Arthur – Balneário Camboriú já teve um coletivo muito forte, inclusive a SLZ era realizada em parceria com Itajaí, só que somos um grupo de voluntários, então às vezes falta braços, investimentos e nem sempre a coisa segue. Balneário Camboriú teria muito que ter uma SLZ, talvez não proposta somente pelo coletivo, mas pela própria prefeitura ou pela Ambiental, que é a responsável pela gestão de resíduos no município.
JP3 – Que mensagem gostaria de deixar?
Arthur – Que a gente olhe para nossos resíduos como fonte de renda, todos os resíduos recicláveis secos precisam chegar na cooperativa de reciclagem para gerar emprego e renda para muitas famílias. Movimentar a economia.
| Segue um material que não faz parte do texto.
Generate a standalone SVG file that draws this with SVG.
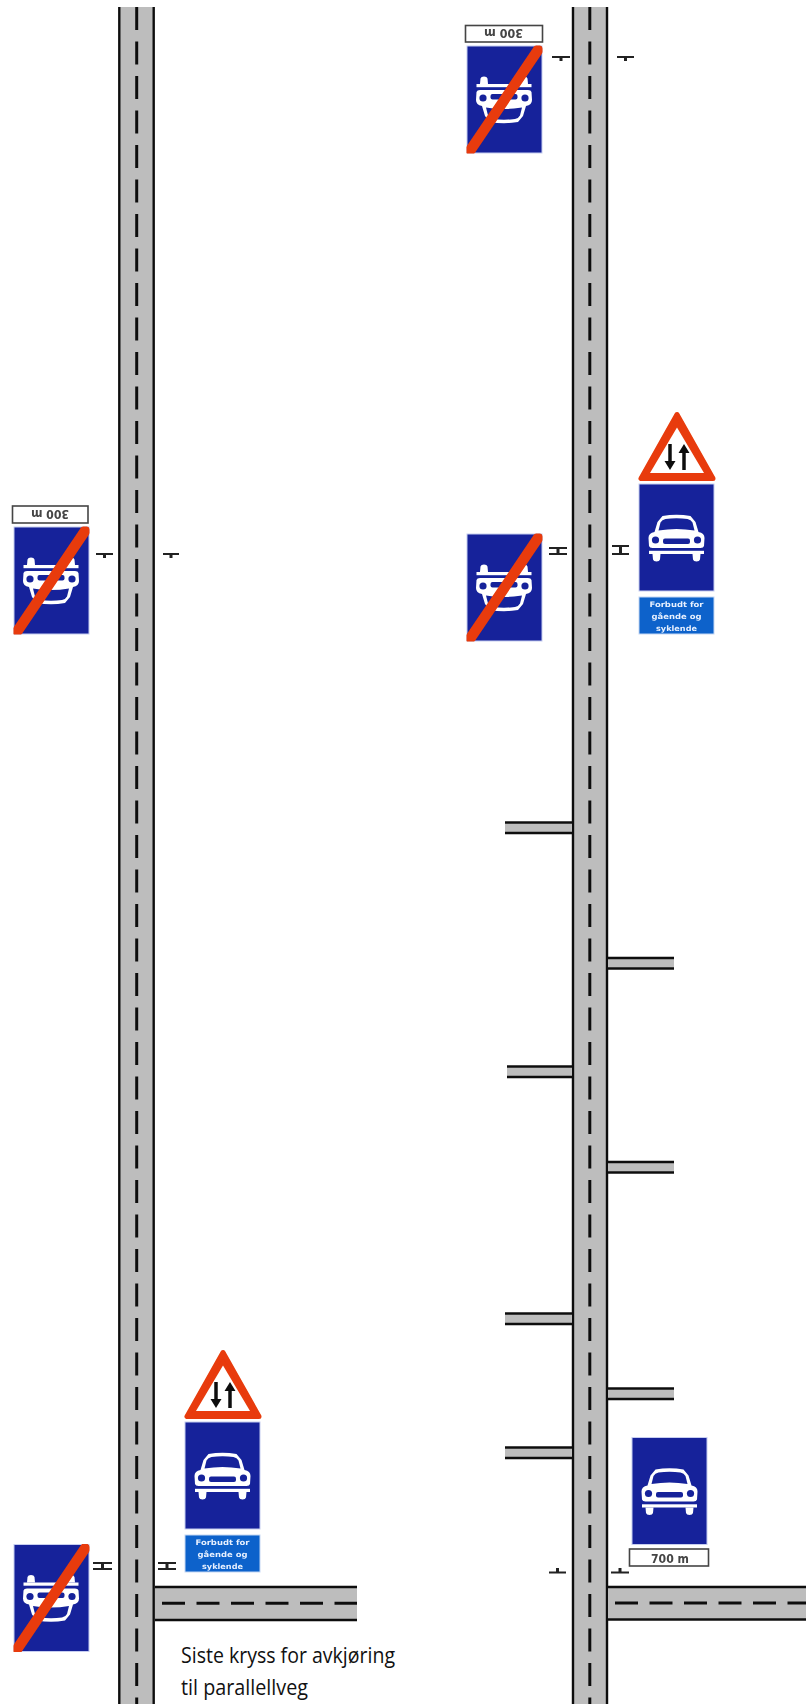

A cadeia produtiva dos resíduos sólidos movimenta milhões, só que ainda é uma pena, porque os milhões estão indo para o aterro sanitário. Minha mensagem é que passemos a olhar os resíduos como um valor que a gente separe, encaminhe para a reciclagem e os resíduos orgânicos que desviemos de aterro…até porque se quisermos comer amanhã, temos que plantar hoje e para plantar, a terra precisa estar adubada, então todo esse excedente da nossa alimentação, de casca, de frutas, verduras, casca de ovos, isso não pode ir para a aterro sanitário, porque ali tem fósforo , potássio, nitrogenio, que o solo tanto precisa para nos fornecer alimento…que usemos essa cultura da separação, da responsabilidade compartilhada para resolver a gestão de resíduos das nossas cidades.